War-torn Darfur is more than 7,000 miles from St. Louis Park. But for the city's Human Rights Commission, it's not so far away that members can't take a stand opposing violence that has killed at least 300,000 people and left 2.7 million more homeless.
Last month, the commission adopted a resolution that says the city should divest itself of investments in nations or companies "whose operations are complicit in aiding the government of Sudan or of the government of any nation that is supporting genocide."
But does anyone really care what a small panel of citizens in a Minneapolis suburb thinks about what is going on halfway around the world?
Is it even appropriate for cities to take stands on international issues when most residents are more concerned with whether streets get plowed?

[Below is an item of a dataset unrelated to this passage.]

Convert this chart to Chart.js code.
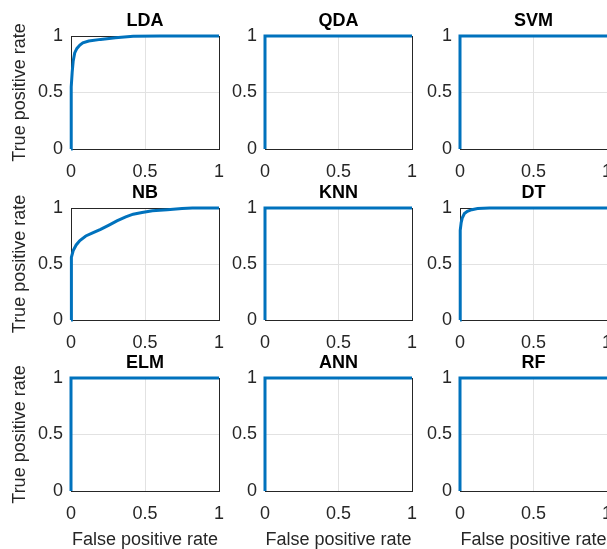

Elected officials in Minneapolis, St. Paul, Edina, Hopkins, Winona, Virginia and Red Wing have all adopted divestment resolutions in the past two years, according to Ellen Kennedy, a University of Minnesota professor who soon will devote all of her time to a Twin Cities nonprofit called World Without Genocide. Most of them did so after hearing her talk about the issue.
Kennedy, interim director of the U's Center for Holocaust and Genocide Studies, argues that city resolutions send a grass-roots message that reverberates to Washington. She points to the slaughter in Rwanda, which began during Bill Clinton's presidency. One reason Clinton didn't act, she said, was because he was never pressured by Congress to do so. She said Congress didn't hear from constituents.
"Acts like this begin to make a difference," Kennedy said. "The people we send to Washington depend on us to let them know how they should vote. So the ordinary homeowner in St. Louis Park has as powerful a political voice as anyone."
But in Edina, City Council Member Scot Housh abstained on two measures that concerned the genocide in Darfur and divestment.